За последние годы я частенько слышал от бывших однокашников и коллег, что, мол, «забронзовел, обюрократился, исписался, оттого и на прозу перешел». Скорее всего мои информаторы традиционно не читали Замшева. Да они и себя-то, кажется, не читали. А между тем Максим и в прозе поэтичен. Я специально перечитал его рассказ «Жаклин». У Замшева-прозаика язык легкий и в то же время метафоричный, «вкусный» язык писателя, привыкшего к поэтической емкости и точности слова.

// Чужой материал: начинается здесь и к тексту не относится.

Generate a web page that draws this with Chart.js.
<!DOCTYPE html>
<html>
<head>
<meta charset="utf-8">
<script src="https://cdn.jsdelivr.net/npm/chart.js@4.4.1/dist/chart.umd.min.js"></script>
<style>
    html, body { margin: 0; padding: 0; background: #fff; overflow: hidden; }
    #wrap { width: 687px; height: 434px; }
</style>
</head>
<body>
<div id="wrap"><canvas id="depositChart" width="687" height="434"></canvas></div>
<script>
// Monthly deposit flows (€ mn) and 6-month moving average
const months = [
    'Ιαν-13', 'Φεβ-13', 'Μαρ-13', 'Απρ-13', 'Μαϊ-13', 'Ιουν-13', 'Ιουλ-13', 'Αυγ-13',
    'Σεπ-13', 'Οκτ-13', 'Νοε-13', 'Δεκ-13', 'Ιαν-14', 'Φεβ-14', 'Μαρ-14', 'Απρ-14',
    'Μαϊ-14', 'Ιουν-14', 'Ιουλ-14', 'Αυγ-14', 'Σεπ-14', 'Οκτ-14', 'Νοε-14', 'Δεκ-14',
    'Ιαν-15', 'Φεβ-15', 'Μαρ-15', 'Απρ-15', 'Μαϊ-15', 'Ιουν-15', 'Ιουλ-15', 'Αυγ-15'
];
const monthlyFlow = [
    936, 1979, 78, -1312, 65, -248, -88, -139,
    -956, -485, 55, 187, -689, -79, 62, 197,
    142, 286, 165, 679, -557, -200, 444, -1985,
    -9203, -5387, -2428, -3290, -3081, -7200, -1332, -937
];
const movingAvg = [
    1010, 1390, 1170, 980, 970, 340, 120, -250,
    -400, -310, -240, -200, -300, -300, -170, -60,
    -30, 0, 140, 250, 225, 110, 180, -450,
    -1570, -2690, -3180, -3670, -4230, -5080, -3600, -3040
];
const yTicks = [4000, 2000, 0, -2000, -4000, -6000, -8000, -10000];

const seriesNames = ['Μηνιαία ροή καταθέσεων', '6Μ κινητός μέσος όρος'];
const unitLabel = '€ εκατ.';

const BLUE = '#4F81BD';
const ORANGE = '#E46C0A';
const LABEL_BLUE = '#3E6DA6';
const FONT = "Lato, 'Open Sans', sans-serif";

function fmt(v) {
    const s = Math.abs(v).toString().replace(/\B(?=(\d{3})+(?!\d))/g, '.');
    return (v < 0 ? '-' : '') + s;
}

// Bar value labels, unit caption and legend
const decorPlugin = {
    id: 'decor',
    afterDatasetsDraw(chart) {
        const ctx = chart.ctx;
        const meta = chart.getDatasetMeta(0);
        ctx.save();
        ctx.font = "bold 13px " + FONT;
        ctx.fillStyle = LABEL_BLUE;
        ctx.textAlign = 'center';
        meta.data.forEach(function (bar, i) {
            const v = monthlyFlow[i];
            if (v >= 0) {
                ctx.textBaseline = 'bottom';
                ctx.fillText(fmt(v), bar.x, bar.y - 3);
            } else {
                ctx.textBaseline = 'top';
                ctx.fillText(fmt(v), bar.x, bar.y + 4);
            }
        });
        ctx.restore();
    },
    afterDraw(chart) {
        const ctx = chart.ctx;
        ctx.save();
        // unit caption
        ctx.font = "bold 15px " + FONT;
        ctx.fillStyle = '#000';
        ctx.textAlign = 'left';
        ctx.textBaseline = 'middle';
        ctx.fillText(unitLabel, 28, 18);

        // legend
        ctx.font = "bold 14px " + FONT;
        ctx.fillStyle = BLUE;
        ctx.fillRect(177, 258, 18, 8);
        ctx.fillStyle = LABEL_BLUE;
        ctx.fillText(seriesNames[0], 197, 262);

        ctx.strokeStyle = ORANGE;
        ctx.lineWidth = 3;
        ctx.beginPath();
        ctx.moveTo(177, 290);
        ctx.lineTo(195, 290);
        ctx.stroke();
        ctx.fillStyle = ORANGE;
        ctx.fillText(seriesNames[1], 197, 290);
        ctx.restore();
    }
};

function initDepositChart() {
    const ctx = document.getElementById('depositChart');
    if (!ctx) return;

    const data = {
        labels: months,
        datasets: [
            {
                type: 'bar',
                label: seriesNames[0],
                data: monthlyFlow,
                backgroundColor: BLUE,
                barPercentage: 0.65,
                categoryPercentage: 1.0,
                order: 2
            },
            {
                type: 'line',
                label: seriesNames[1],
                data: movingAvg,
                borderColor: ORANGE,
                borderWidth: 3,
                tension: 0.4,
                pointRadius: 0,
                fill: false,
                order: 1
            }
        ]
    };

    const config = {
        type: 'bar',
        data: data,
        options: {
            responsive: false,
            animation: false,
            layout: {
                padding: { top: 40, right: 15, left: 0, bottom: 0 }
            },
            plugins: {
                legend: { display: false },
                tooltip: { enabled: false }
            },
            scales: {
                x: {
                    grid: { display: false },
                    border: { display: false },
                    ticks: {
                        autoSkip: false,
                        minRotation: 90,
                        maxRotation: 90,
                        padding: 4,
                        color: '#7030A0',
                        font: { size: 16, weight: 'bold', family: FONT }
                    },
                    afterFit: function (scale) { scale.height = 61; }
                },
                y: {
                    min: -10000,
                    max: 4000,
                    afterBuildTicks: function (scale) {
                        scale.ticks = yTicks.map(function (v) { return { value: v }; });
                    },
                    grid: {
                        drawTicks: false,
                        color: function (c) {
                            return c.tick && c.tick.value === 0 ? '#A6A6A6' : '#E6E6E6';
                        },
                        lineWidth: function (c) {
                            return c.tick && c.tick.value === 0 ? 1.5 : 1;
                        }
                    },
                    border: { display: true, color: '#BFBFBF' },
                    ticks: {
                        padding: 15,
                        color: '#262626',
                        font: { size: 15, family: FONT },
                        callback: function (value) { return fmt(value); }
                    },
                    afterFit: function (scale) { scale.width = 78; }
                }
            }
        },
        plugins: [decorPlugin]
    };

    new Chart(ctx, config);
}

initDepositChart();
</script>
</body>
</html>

Теперь вот в «Сбежавших красках» появилась еще одна грань, присущая редким поэтам, – живописность стихотворного полотна. «Видишь, золотая оса/ Звоном наполняет весну./ Девочки хотят в небеса,/ Девочки хотят на войну». И все же чаще преобладает графичная скупость, игра на полутонах, как на старой фотографии. «Память обманная, тусклая/ Прежний хранит талисман./ В раннюю юность вернуться бы,/ Но слишком низкий туман».

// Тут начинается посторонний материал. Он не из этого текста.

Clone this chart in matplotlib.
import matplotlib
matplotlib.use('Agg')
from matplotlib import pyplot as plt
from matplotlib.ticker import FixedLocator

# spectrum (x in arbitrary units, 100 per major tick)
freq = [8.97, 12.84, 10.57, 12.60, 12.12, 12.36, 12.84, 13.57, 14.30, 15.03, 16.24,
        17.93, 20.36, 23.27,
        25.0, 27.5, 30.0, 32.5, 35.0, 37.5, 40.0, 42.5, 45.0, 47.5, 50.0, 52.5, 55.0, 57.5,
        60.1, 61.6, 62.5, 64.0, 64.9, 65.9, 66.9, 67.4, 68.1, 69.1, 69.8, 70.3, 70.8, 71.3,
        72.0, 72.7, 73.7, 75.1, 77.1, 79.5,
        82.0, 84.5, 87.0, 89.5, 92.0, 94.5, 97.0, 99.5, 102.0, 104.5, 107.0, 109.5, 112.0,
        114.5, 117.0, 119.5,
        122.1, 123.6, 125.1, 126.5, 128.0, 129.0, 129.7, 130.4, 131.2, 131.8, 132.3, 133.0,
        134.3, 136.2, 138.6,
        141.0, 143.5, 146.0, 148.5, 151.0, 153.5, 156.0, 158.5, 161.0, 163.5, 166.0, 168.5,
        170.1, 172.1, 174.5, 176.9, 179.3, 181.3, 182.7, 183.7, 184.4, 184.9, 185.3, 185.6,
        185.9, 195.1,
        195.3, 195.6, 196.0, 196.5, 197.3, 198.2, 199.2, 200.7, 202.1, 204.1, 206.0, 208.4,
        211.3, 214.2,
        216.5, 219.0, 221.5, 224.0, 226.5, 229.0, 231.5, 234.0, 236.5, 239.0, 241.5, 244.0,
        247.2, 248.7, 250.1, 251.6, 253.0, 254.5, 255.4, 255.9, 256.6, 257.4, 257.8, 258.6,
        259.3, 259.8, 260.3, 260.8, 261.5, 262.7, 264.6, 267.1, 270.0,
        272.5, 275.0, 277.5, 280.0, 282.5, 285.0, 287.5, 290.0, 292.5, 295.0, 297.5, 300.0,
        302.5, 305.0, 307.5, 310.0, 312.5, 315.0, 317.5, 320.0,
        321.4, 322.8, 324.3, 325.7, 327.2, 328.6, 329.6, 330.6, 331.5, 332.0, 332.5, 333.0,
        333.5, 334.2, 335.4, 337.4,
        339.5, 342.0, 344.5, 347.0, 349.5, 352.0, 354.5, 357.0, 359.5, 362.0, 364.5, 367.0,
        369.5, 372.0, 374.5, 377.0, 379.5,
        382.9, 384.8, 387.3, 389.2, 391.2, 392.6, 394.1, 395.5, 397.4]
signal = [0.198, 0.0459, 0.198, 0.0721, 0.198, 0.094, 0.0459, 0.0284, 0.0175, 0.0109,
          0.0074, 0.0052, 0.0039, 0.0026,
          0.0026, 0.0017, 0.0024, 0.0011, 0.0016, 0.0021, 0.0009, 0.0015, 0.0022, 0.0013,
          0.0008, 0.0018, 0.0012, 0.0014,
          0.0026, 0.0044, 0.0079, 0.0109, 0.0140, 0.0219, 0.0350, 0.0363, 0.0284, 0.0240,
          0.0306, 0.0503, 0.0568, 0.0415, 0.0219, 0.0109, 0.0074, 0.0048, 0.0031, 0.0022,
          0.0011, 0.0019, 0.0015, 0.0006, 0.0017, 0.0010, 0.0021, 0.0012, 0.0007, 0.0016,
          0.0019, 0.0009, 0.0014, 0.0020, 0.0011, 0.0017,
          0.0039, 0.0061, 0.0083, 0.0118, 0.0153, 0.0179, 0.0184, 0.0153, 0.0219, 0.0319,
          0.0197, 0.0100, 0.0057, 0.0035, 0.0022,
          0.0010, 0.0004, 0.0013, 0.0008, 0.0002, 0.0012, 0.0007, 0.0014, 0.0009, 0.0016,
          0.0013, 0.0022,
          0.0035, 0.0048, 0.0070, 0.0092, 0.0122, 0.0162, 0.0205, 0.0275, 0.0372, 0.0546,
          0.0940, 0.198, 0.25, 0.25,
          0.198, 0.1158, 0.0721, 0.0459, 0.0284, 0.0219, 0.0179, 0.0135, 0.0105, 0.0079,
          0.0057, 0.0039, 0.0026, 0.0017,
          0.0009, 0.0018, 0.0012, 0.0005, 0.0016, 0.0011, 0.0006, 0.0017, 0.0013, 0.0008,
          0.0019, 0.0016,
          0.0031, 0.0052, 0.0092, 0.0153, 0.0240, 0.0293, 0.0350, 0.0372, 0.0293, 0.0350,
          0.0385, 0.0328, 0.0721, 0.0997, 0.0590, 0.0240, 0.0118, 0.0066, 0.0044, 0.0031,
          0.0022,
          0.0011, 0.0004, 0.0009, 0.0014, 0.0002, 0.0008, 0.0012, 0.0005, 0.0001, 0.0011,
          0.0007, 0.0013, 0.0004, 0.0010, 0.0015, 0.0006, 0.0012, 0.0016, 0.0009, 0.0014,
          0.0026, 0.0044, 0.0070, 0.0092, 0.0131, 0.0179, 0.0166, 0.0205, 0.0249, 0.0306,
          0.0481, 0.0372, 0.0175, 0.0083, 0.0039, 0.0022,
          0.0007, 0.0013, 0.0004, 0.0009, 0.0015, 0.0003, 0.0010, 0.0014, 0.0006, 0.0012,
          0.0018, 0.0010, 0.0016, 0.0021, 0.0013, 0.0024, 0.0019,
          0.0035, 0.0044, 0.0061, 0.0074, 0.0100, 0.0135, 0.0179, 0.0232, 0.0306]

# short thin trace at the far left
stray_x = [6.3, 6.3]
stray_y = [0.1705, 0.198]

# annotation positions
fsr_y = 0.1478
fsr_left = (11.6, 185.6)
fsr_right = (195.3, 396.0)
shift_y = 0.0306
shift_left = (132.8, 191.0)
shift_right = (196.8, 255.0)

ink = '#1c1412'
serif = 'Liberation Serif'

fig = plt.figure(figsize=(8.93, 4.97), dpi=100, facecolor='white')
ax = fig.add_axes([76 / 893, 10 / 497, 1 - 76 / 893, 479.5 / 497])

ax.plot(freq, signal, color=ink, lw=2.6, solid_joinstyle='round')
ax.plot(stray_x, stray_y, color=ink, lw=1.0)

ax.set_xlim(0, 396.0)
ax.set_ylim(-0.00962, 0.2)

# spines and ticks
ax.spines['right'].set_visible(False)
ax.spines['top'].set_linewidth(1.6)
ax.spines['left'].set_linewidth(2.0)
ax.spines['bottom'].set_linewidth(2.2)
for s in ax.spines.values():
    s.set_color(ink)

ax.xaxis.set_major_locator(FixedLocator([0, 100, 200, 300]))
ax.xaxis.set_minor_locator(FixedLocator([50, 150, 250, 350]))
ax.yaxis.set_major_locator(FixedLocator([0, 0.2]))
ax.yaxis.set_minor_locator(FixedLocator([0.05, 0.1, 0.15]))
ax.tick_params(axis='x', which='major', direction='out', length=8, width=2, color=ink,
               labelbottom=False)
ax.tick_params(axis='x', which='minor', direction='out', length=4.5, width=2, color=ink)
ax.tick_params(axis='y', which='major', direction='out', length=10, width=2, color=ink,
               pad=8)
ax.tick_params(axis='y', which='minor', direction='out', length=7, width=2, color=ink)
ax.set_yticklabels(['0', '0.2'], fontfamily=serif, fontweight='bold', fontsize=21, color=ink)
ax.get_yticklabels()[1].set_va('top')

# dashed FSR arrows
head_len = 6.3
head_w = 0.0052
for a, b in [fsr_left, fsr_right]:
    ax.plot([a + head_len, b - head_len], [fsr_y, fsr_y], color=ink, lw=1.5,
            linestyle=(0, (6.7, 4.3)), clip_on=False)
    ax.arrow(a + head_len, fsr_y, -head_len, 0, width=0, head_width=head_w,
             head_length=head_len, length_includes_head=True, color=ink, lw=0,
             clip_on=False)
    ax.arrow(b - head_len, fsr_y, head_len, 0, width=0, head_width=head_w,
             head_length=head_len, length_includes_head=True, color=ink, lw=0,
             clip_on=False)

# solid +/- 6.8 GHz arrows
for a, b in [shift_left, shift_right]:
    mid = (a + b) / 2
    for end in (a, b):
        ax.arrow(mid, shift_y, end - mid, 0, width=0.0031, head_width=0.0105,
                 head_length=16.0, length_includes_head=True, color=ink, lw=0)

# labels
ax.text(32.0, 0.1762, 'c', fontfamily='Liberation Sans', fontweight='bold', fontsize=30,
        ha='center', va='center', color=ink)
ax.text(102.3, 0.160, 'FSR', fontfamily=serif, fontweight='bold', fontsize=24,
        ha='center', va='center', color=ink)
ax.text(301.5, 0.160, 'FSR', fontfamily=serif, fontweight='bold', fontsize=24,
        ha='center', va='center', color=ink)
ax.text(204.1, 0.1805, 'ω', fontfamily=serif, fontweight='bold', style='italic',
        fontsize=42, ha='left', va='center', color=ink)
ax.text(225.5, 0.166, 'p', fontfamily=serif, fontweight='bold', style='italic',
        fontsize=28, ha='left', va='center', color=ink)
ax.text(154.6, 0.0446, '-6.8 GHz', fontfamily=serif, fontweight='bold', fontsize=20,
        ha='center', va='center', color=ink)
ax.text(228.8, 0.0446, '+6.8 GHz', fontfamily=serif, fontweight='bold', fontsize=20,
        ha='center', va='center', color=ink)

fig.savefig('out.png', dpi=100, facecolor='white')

И все же к 40 годам, как и в 27, стихи Максима Замшева пронизаны какой-то светлой грустью, которую никак не ожидаешь от этого вальяжного, сатирически колкого в общении главного редактора солидного журнала. Но, к чести его, стоит заметить, что со студенческих времен Максим сохранил удивительно ясный поэтический взгляд. Так и не научился профессионально прятаться за наработанные штампы, не свалился в брутальную резкость и пошленький цинизм.
И в этом я ему по-дружески завидую, как завидовал и тогда, в Литинституте, когда мы оба ходили в любимчиках у Фирсова, но в пример мастер ставил все все-таки Макса. Впрочем, делить нам нечего – у нас с ним в поэзии слишком разные амплуа. «…Нам вместе не летать, но все мы стая./ Никто не ставит подпись под чертой,/ Охотничьих никто не чистит ружей./ И жизнь со всей своей неправотой/ Из всех моих щелей ползет наружу».
Мне остается только порадоваться за друга (что редко случается в литературном серпентарии) и поэта, который, по моему личному рейтингу, уже много лет числится лучшим в поколении последних пионеров.